▶ **Data segment**:
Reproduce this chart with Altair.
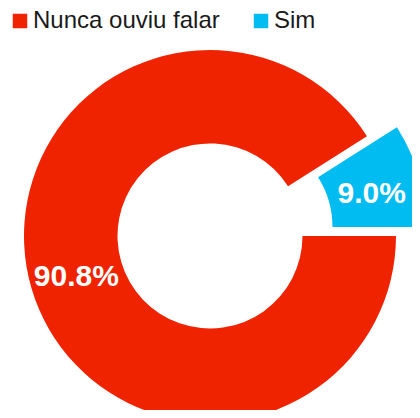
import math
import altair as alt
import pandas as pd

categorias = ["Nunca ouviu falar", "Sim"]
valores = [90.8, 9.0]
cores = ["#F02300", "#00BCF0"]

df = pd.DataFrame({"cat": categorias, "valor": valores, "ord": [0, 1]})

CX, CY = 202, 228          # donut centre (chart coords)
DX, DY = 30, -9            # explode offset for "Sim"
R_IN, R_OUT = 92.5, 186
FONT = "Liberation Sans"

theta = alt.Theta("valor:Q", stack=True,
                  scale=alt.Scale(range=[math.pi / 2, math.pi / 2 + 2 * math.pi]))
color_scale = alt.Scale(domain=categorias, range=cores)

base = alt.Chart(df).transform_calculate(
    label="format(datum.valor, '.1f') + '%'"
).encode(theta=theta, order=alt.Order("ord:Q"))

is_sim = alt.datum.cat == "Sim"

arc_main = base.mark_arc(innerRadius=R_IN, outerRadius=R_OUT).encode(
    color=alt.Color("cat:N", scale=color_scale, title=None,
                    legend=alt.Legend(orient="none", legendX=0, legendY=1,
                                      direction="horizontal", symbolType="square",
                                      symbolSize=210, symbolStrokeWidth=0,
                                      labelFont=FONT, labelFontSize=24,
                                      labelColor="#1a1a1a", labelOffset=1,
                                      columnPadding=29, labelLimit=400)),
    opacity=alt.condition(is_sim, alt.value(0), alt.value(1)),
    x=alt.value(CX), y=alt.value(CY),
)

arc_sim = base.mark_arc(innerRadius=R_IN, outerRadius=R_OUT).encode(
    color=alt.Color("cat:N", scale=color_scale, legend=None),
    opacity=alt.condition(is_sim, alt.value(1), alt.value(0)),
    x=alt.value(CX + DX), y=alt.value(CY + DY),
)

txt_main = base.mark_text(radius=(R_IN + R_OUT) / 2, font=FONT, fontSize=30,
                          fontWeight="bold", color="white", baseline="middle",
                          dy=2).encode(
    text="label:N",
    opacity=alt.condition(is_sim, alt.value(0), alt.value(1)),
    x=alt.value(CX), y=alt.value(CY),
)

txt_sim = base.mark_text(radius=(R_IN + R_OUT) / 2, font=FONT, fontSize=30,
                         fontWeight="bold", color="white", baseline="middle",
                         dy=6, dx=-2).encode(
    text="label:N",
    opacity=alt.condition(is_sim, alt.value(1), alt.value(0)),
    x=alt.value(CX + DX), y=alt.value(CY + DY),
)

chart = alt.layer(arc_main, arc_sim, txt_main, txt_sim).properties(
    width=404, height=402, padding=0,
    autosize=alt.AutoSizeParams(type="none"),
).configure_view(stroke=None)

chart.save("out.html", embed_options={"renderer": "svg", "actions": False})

▶ **Problem statement**: Retype everything in the material word for word, minus pictures.

▶ **Expected answer**:
Reproduce this chart with Altair.
import math
import altair as alt
import pandas as pd

categorias = ["Nunca ouviu falar", "Sim"]
valores = [90.8, 9.0]
cores = ["#F02300", "#00BCF0"]

df = pd.DataFrame({"cat": categorias, "valor": valores, "ord": [0, 1]})

CX, CY = 202, 228          # donut centre (chart coords)
DX, DY = 30, -9            # explode offset for "Sim"
R_IN, R_OUT = 92.5, 186
FONT = "Liberation Sans"

theta = alt.Theta("valor:Q", stack=True,
                  scale=alt.Scale(range=[math.pi / 2, math.pi / 2 + 2 * math.pi]))
color_scale = alt.Scale(domain=categorias, range=cores)

base = alt.Chart(df).transform_calculate(
    label="format(datum.valor, '.1f') + '%'"
).encode(theta=theta, order=alt.Order("ord:Q"))

is_sim = alt.datum.cat == "Sim"

arc_main = base.mark_arc(innerRadius=R_IN, outerRadius=R_OUT).encode(
    color=alt.Color("cat:N", scale=color_scale, title=None,
                    legend=alt.Legend(orient="none", legendX=0, legendY=1,
                                      direction="horizontal", symbolType="square",
                                      symbolSize=210, symbolStrokeWidth=0,
                                      labelFont=FONT, labelFontSize=24,
                                      labelColor="#1a1a1a", labelOffset=1,
                                      columnPadding=29, labelLimit=400)),
    opacity=alt.condition(is_sim, alt.value(0), alt.value(1)),
    x=alt.value(CX), y=alt.value(CY),
)

arc_sim = base.mark_arc(innerRadius=R_IN, outerRadius=R_OUT).encode(
    color=alt.Color("cat:N", scale=color_scale, legend=None),
    opacity=alt.condition(is_sim, alt.value(1), alt.value(0)),
    x=alt.value(CX + DX), y=alt.value(CY + DY),
)

txt_main = base.mark_text(radius=(R_IN + R_OUT) / 2, font=FONT, fontSize=30,
                          fontWeight="bold", color="white", baseline="middle",
                          dy=2).encode(
    text="label:N",
    opacity=alt.condition(is_sim, alt.value(0), alt.value(1)),
    x=alt.value(CX), y=alt.value(CY),
)

txt_sim = base.mark_text(radius=(R_IN + R_OUT) / 2, font=FONT, fontSize=30,
                         fontWeight="bold", color="white", baseline="middle",
                         dy=6, dx=-2).encode(
    text="label:N",
    opacity=alt.condition(is_sim, alt.value(1), alt.value(0)),
    x=alt.value(CX + DX), y=alt.value(CY + DY),
)

chart = alt.layer(arc_main, arc_sim, txt_main, txt_sim).properties(
    width=404, height=402, padding=0,
    autosize=alt.AutoSizeParams(type="none"),
).configure_view(stroke=None)

chart.save("out.html", embed_options={"renderer": "svg", "actions": False})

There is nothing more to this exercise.